Após a experiência dos campos não dá mais para entender a ética nos limites da velha
dignidade, de um caráter indefectível, de uma coerência irreparável, tampouco
tangenciada pelo nomos que rege a polis. A lei de Auschwitz era ao mesmo tempo
rígida e aleatória, os vagões que levavam os deportados abriam duas portas, uma
para os campos de trabalho, outra para as câmaras de gás. Não havia informação
e nem separação dos “melhores” neste momento. Os que ousavam entender o que
acontecia ali ou enfrentavam com coragem heroica a situação assoladora ou morriam
antes de obter respostas e resultados. Talvez daí venha o sentimento de
vergonha de Primo Levi e de outros sobreviventes que escolheram e resistiram
conviver com o lado mais cruel do humano que também estava neles – estava nessa
zona cinzenta que une os carrascos e as vítimas.
A
figura extrema da zona cinzenta é o Sonderkommando. Um grupo de judeus,
escolhidos pelos agentes da SS, encarregados da execução de seus
companheiros. “Eles deviam levar os prisioneiros nus à morte nas câmaras de gás
e manter a ordem entre os mesmos; depois arrastar para fora os cadáveres,
manchados de rosa e de verde em razão do ácido cianídrico, lavando-os com jatos
de água; verificar se nos orifícios dos corpos não estavam escondidos objetos
preciosos; arrancar os dentes de ouro dos maxilares; cortar o cabelo das mulheres
e lavá-los com cloreto de amônia; transportar depois os cadáveres até os fornos
crematórios e cuidar de sua combustão; e, finalmente, tirar as cinzas residuais
dos fornos” (AGAMBEN, 2008, p. 34). Ter organizado o Sonderkommando foi o delito mais demoníaco do nazismo, pois
embaralhou o papel das vítimas e dos algozes, mostrando o sub-humano em cada um
de nós.
Um
dos sobreviventes que participou do “Esquadrão Especial da Morte” em Auschwitz
conta que, durante uma pausa do trabalho, assistiu a uma partida de futebol
entre os soldados da SS e os membros
do Sonderkommando. Para Agambem essa
partida não foi uma pausa de humanidade em frente aos portões do inferno, mas
pelo contrário, esse momento de normalidade é o extremo horror do campo de
concentração e extermínio. Essa “partida nunca terminou, é como se continuasse
ainda, ininterruptamente. Ela é o emblema perfeito e eterno da ‘zona cinzenta’
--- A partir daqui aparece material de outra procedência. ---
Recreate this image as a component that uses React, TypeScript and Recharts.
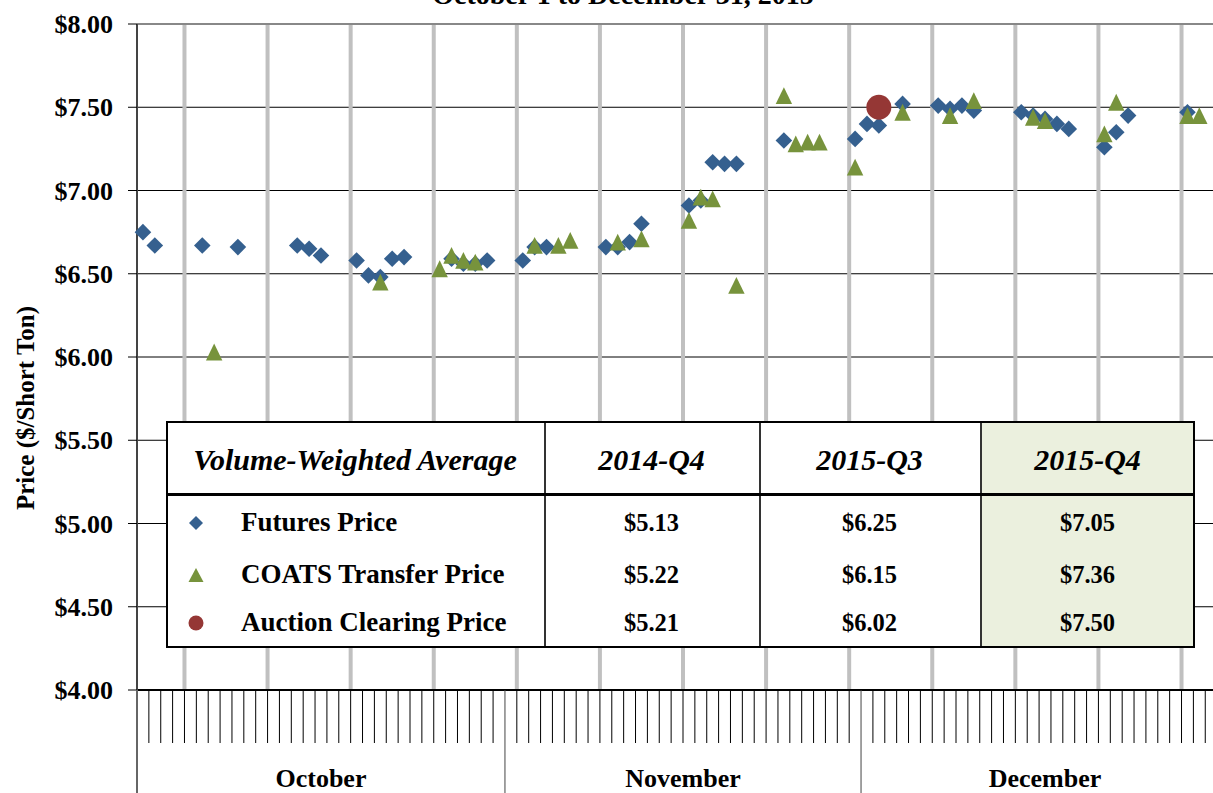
import { CartesianGrid, ReferenceLine, Scatter, ScatterChart, XAxis, YAxis } from 'recharts'

const FONT = '"Liberation Serif", "Times New Roman", serif'

// day number counted from Oct 1 (1 = Oct 1, 32 = Nov 1, 62 = Dec 1)
const futuresDays = [1, 2, 6, 9, 14, 15, 16, 19, 20, 21, 22, 23, 27, 28, 29, 30, 33, 34, 35, 40, 41, 42, 43, 47, 48, 49, 50, 51, 55, 61, 62, 63, 65, 68, 69, 70, 71, 75, 76, 77, 78, 79, 82, 83, 84, 89]
const futuresPrices = [6.75, 6.67, 6.67, 6.66, 6.67, 6.65, 6.61, 6.58, 6.49, 6.48, 6.59, 6.6, 6.59, 6.56, 6.56, 6.58, 6.58, 6.66, 6.66, 6.66, 6.66, 6.69, 6.8, 6.91, 6.94, 7.17, 7.16, 7.16, 7.3, 7.31, 7.4, 7.39, 7.52, 7.51, 7.49, 7.51, 7.48, 7.47, 7.45, 7.43, 7.4, 7.37, 7.26, 7.35, 7.45, 7.47]

const coatsDays = [7, 21, 26, 27, 28, 29, 34, 36, 37, 41, 43, 47, 48, 49, 51, 55, 56, 57, 58, 61, 65, 69, 71, 76, 77, 82, 83, 89, 90]
const coatsPrices = [6.03, 6.45, 6.53, 6.61, 6.58, 6.57, 6.67, 6.67, 6.7, 6.69, 6.71, 6.82, 6.96, 6.95, 6.43, 7.57, 7.28, 7.29, 7.29, 7.14, 7.47, 7.45, 7.54, 7.44, 7.42, 7.34, 7.53, 7.45, 7.45]

const auctionDays = [63]
const auctionPrices = [7.5]

const monthNames = ['October', 'November', 'December']
const monthLengths = [31, 30, 31]
const weekLines = [4, 11, 18, 25, 32, 39, 46, 53, 60, 67, 74, 81, 88]
const priceTicks = [4, 4.5, 5, 5.5, 6, 6.5, 7, 7.5, 8]

const tableQuarters = ['2014-Q4', '2015-Q3', '2015-Q4']
const tableSeries = ['Futures Price', 'COATS Transfer Price', 'Auction Clearing Price']
const futuresAvg = [5.13, 6.25, 7.05]
const coatsAvg = [5.22, 6.15, 7.36]
const auctionAvg = [5.21, 6.02, 7.5]

const BLUE = '#35608f'
const GREEN = '#77933c'
const RED = '#953735'

const monthStarts = monthLengths.map((_, i) => monthLengths.slice(0, i).reduce((a, b) => a + b, 0))
const monthCenters = monthStarts.map((s, i) => s + monthLengths[i] / 2)
const totalDays = monthLengths.reduce((a, b) => a + b, 0)
const dayTicks = Array.from({ length: totalDays + 1 }, (_, i) => i)
// day boundaries first, month label positions after them
const axisTicks = [...dayTicks, ...monthCenters]

const toPoints = (days: number[], prices: number[]) => days.map((d, i) => ({ day: d - 0.5, price: prices[i] }))
const futuresData = toPoints(futuresDays, futuresPrices)
const coatsData = toPoints(coatsDays, coatsPrices)
const auctionData = toPoints(auctionDays, auctionPrices)

const Diamond = ({ cx, cy }: any) => (
  <path d={`M${cx},${cy - 8.3}L${cx + 8.3},${cy}L${cx},${cy + 8.3}L${cx - 8.3},${cy}Z`} fill={BLUE} />
)
const Triangle = ({ cx, cy }: any) => (
  <path d={`M${cx},${cy - 8.4}L${cx + 8.2},${cy + 8.4}L${cx - 8.2},${cy + 8.4}Z`} fill={GREEN} />
)
const Dot = ({ cx, cy }: any) => <circle cx={cx} cy={cy} r={12.5} fill={RED} />

function DateTick({ x, y, index }: any) {
  if (index > totalDays) {
    return (
      <text x={x} y={y + 97} textAnchor="middle" fontFamily={FONT} fontSize={26} fontWeight="bold" fill="#000">
        {monthNames[index - totalDays - 1]}
      </text>
    )
  }
  const long = monthStarts.includes(index)
  return <line x1={x} x2={x} y1={y} y2={y + (long ? 103 : 53)} stroke={long ? '#444' : '#000'} strokeWidth={1} />
}

const legendMarks = [
  <path key="d" d="M8,1L15,8L8,15L1,8Z" fill={BLUE} />,
  <path key="t" d="M8,1L15.5,15L0.5,15Z" fill={GREEN} />,
  <circle key="c" cx={8} cy={8} r={7.5} fill={RED} />,
]
const tableRows = [futuresAvg, coatsAvg, auctionAvg]
const colEdges = [0, 378, 593, 814, 1029]
const rowCenters = [102, 154, 202]

function AverageTable() {
  return (
    <div
      style={{
        position: 'absolute', left: 166, top: 421, width: 1029, height: 227, boxSizing: 'border-box',
        border: '2px solid #000', background: '#fff', fontFamily: FONT, fontWeight: 'bold', color: '#000',
      }}
    >
      <div style={{ position: 'absolute', left: colEdges[3] - 2, top: 0, width: colEdges[4] - colEdges[3] - 2, height: 223, background: '#ebf0de' }} />
      {colEdges.slice(1, 4).map((x) => (
        <div key={x} style={{ position: 'absolute', left: x - 2, top: 0, width: 2, height: 223, background: '#333' }} />
      ))}
      <div style={{ position: 'absolute', left: 0, top: 70, width: 1025, height: 3, background: '#000' }} />
      <div style={{ position: 'absolute', left: -2, top: 21, width: colEdges[1], textAlign: 'center', fontSize: 30, fontStyle: 'italic', lineHeight: '32px', whiteSpace: 'nowrap' }}>
        Volume-Weighted Average
      </div>
      {tableQuarters.map((q, i) => (
        <div key={q} style={{ position: 'absolute', left: colEdges[i + 1] - 2, top: 21, width: colEdges[i + 2] - colEdges[i + 1], textAlign: 'center', fontSize: 30, fontStyle: 'italic', lineHeight: '32px' }}>
          {q}
        </div>
      ))}
      {tableSeries.map((s, r) => (
        <div key={s}>
          <svg width={16} height={16} style={{ position: 'absolute', left: 20, top: rowCenters[r] - 10 }}>{legendMarks[r]}</svg>
          <div style={{ position: 'absolute', left: 73, top: rowCenters[r] - 18, fontSize: 27, lineHeight: '30px', whiteSpace: 'nowrap' }}>{s}</div>
          {tableRows[r].map((v, c) => (
            <div key={c} style={{ position: 'absolute', left: colEdges[c + 1] - 2, top: rowCenters[r] - 17, width: colEdges[c + 2] - colEdges[c + 1], textAlign: 'center', fontSize: 24.5, lineHeight: '30px' }}>
              ${v.toFixed(2)}
            </div>
          ))}
        </div>
      ))}
    </div>
  )
}

export default function App() {
  return (
    <div style={{ position: 'fixed', left: 0, top: 0, width: 1213, height: 793, overflow: 'hidden', background: '#fff' }}>
      <ScatterChart width={1230} height={793} margin={{ top: 24, right: 1, bottom: 0, left: 0 }}>
        <CartesianGrid vertical={false} stroke="#000" strokeWidth={1} />
        {weekLines.map((d) => (
          <ReferenceLine key={d} x={d} stroke="#c0c0c0" strokeWidth={4} />
        ))}
        <ReferenceLine y={8} stroke="#888" strokeWidth={2} />
        <XAxis
          dataKey="day"
          type="number"
          domain={[0, totalDays]}
          ticks={axisTicks}
          interval={0}
          tickLine={false}
          tickSize={0}
          tickMargin={0}
          height={103}
          axisLine={{ stroke: '#000', strokeWidth: 2 }}
          tick={<DateTick />}
        />
        <YAxis
          dataKey="price"
          type="number"
          domain={[4, 8]}
          ticks={priceTicks}
          interval={0}
          width={137}
          tickSize={9}
          tickMargin={15}
          tickFormatter={(v: number) => `$${v.toFixed(2)}`}
          axisLine={{ stroke: '#444', strokeWidth: 2 }}
          tickLine={{ stroke: '#000' }}
          tick={{ fill: '#000', fontSize: 26, fontWeight: 'bold', fontFamily: FONT }}
        />
        <Scatter name="Futures Price" data={futuresData} shape={<Diamond />} isAnimationActive={false} />
        <Scatter name="COATS Transfer Price" data={coatsData} shape={<Triangle />} isAnimationActive={false} />
        <Scatter name="Auction Clearing Price" data={auctionData} shape={<Dot />} isAnimationActive={false} />
      </ScatterChart>
      <svg width={1213} height={793} style={{ position: 'absolute', left: 0, top: 0, pointerEvents: 'none' }}>
        <text x={623} y={4} textAnchor="middle" fontFamily={FONT} fontSize={28} fontWeight="bold">
          October 1 to December 31, 2015
        </text>
        <line x1={137} x2={137} y1={690} y2={793} stroke="#666" strokeWidth={2} />
        <text x={25} y={408} transform="rotate(-90 25 408)" textAnchor="middle" dominantBaseline="central" fontFamily={FONT} fontSize={25} fontWeight="bold">
          Price ($/Short Ton)
        </text>
      </svg>
      <AverageTable />
    </div>
  )
}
que não conhece tempo e está em todos os
lugares’. Dela provém a angústia e a vergonha dos sobreviventes [...]. Mas
dela também provém a nossa vergonha, de nós que não conhecemos os campos e que,
mesmo assim, assistimos, não se sabe como, àquela partida que se repete em cada
partida dos nossos estádios, em cada transmissão televisiva, em cada
normalidade cotidiana. Se não conseguirmos entender aquela partida, acabar com
ela, nunca mais haverá esperança” (p. 35).
Referência:
AGAMBEN, Giorgio. A testemunha. In:______. O que resta de Auschwitz. São Paulo: Boitempo, 2008, p. 25-48.